A estética do delírio é uma das maneiras da natureza exercitar seus dons, transgredir definições, emancipar horizontes, transbordar limites. Via de exceção por excelência, esses milagres possuem linguagem própria, nem sempre acessível. Esse vagar incompreendido pelo mundo das ideias se desdobra nas fendas dos padrões discursivos. Uma expressividade assim poderia ficar impronunciada, refugiada nalguma peça de ficção, desconsiderada pelo saber especialista.

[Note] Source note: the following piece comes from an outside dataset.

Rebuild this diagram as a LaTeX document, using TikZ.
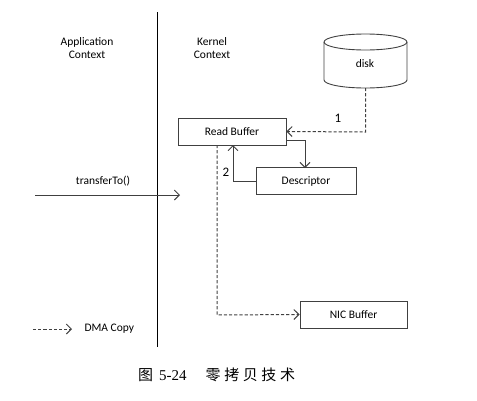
\documentclass[tikz,border=0pt]{standalone}
\usepackage{fontspec}
\setmainfont{Carlito}
\newfontfamily\cjk{Noto Sans CJK SC}
\newfontfamily\capfont{Liberation Serif}
\usetikzlibrary{arrows.meta,shapes.geometric}
\definecolor{ln}{HTML}{404040}
\newcommand{\cs}{\hspace{3.6pt}}
\begin{document}
\begin{tikzpicture}[x=1pt,y=-1pt,
  every node/.style={font=\fontsize{11.5}{13.5}\selectfont, text=black},
  box/.style={draw=ln, line width=0.9pt, minimum height=27pt, inner sep=0pt},
  conn/.style={draw=ln, line width=0.9pt, -{Straight Barb[length=5pt,width=10pt]}},
  dma/.style={conn, line width=1pt, dash pattern=on 3.2pt off 2pt}]
\useasboundingbox (0,0) rectangle (477,400);
\draw[line width=0.9pt, black] (157,12) coordinate (vt) -- (157,347) coordinate (vb);
\node[align=center] (app) at (87,48) {Application\\Context};
\node[align=center] (ker) at (212,48) {Kernel\\Context};
% disk cylinder
\draw[ln, line width=0.9pt] (324,42) arc[x radius=41.5, y radius=8, start angle=180, end angle=360]
  (407,42) arc[x radius=41.5, y radius=8, start angle=0, end angle=180];
\draw[ln, line width=0.9pt] (324,42) -- (324,80) arc[x radius=41.5, y radius=8, start angle=180, end angle=0] -- (407,42);
\coordinate (diskb) at (365.5,88);
\node (disk) at (365,64) {disk};
\node[box, minimum width=108pt] (rb) at (232,131.5) {Read Buffer};
\node[box, minimum width=100pt] (desc) at (306,181) {Descriptor};
\node[box, minimum width=107pt] (nic) at (353.5,314.5) {NIC Buffer};
% 1
\draw[dma] (diskb) -- (365.5,132) -- (rb.east);
\node (l1) at (338,118) {\fontsize{13}{15}\selectfont 1};
% rb -> desc
\draw[conn] (286,140) -- (305,140) -- (305,168);
% 2
\draw[conn] (desc.west) -- (233,181) -- (233,145);
\node (l2) at (226,172) {\fontsize{13}{15}\selectfont 2};
% to NIC
\draw[dma] (217,145) -- (217,315) -- (nic.west);
% transferTo
\coordinate (ts) at (35,195);
\coordinate (te) at (180,195);
\draw[conn] (ts) -- (te);
\node (tt) at (103,181) {transferTo()};
% legend
\coordinate (ls) at (33,329);
\coordinate (le) at (72,329);
\draw[dma] (ls) -- (le);
\node[anchor=west] (lt) at (81,329) {DMA Copy};
% caption
\node[anchor=west, inner sep=0pt] (cap) at (138,375) {\fontsize{15}{17}\selectfont{\cjk 图}\hspace{6pt}{\capfont 5-24}\hspace{19pt}{\cjk 零\cs 拷\cs 贝\cs 技\cs 术}};
\end{tikzpicture}
\end{document}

É admirável ao vislumbre descritivo, a interseção onde ingenuidade e descoberta se tocam. Seu momento de atração irresistível sugere, entre influência e agendamento, novos roteiros de saber incerto.  João do Rio: “A rua continua, matando substantivos, transformando a significação dos termos, impondo aos dicionários as palavras que inventa” (A alma encantadora das ruas, 1997. P. 29)

Os achados inéditos se oferecem num teatro cotidiano, quase invisível por sua simplicidade e sofisticada objetivação. Dele saltam inúmeros personagens, de cena difusa, surreal e a modificar quase imperceptível os atores, a cena, a própria história de seu entorno acontecendo.

Um viés intuitivo_delirante faz referência ao absurdo continente invisível ao derredor. Façanhas que ficariam desconhecidas, não fora o desatino inaugural a se oferecer em lógicas de anúncio.

Para qualificar a relação com a singularidade desses eventos é impreciso estar no lugar inédito de todo lugar. Ao se entrevistar com esse esboço quase invisível, muitas vezes fugaz, de aspecto estranho, foco desajustado, se reivindica o outro, estruturado numa frequência semelhante. Honoré de Balzac: “Há delicadas voluptuosidades que não podem ser saboreadas senão entre duas criaturas, de poeta a poeta, de coração a coração” (As ilusões perdidas, 1993, p.33).

Assim é impreciso sentir_visar, pela via da reciprocidade, os conteúdos inexplicáveis, desconsiderados lá onde sua nascente é margem de uma geografia conhecida. Ao dialogar com o espírito de multidão em cada um, é possível o conhecer aprendiz das múltiplas possibilidades.

A reestreia diária da qual se ocupa o fenômeno humano supera as entrelinhas de seu próprio devir. Ao surgir exilado nas próprias circunstâncias, descreve eventos ainda sem tradução. Aos novos rascunhos existenciais, sugere a inspiração dos pretextos.